▸ Raw data
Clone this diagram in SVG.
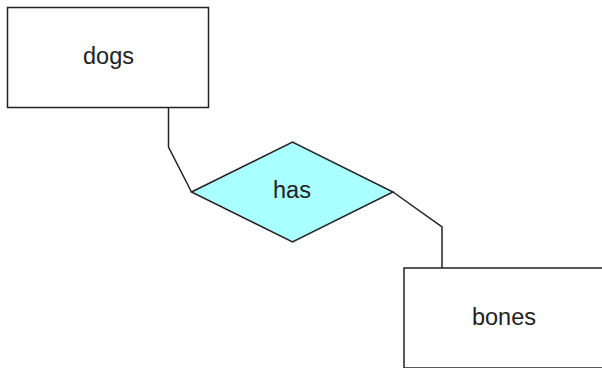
<svg xmlns="http://www.w3.org/2000/svg" width="602" height="368" viewBox="0 0 602 368">
<style>
.ent{fill:#ffffff;stroke:#222222;stroke-width:1.5}
.rel{fill:#aaffff;stroke:#222222;stroke-width:1.5}
.lbl{font-family:"Liberation Sans",Arial,sans-serif;font-size:23.5px;fill:#222222;text-anchor:middle}
.conn{fill:none;stroke:#222222;stroke-width:1.5}
</style>
<rect width="602" height="368" fill="#ffffff"/>
<g id="connectors">
<polyline class="conn" points="168.5,108 168.5,147 191.5,192"/>
<polyline class="conn" points="393,192 442,227 442,268"/>
</g>
<g id="dogs">
<rect class="ent" x="7.5" y="7.5" width="201" height="100"/>
<text class="lbl" x="108.5" y="63.5">dogs</text>
</g>
<g id="has">
<polygon class="rel" points="191.5,192 292.5,142 393,192 292.5,242"/>
<text class="lbl" x="292" y="198">has</text>
</g>
<g id="bones">
<rect class="ent" x="404" y="268" width="201" height="100"/>
<text class="lbl" x="504" y="325">bones</text>
</g>
</svg>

▸ What is expected
Images should not appear in the copy; retype the listing above exactly.

▸ Task result
Clone this diagram in SVG.
<svg xmlns="http://www.w3.org/2000/svg" width="602" height="368" viewBox="0 0 602 368">
<style>
.ent{fill:#ffffff;stroke:#222222;stroke-width:1.5}
.rel{fill:#aaffff;stroke:#222222;stroke-width:1.5}
.lbl{font-family:"Liberation Sans",Arial,sans-serif;font-size:23.5px;fill:#222222;text-anchor:middle}
.conn{fill:none;stroke:#222222;stroke-width:1.5}
</style>
<rect width="602" height="368" fill="#ffffff"/>
<g id="connectors">
<polyline class="conn" points="168.5,108 168.5,147 191.5,192"/>
<polyline class="conn" points="393,192 442,227 442,268"/>
</g>
<g id="dogs">
<rect class="ent" x="7.5" y="7.5" width="201" height="100"/>
<text class="lbl" x="108.5" y="63.5">dogs</text>
</g>
<g id="has">
<polygon class="rel" points="191.5,192 292.5,142 393,192 292.5,242"/>
<text class="lbl" x="292" y="198">has</text>
</g>
<g id="bones">
<rect class="ent" x="404" y="268" width="201" height="100"/>
<text class="lbl" x="504" y="325">bones</text>
</g>
</svg>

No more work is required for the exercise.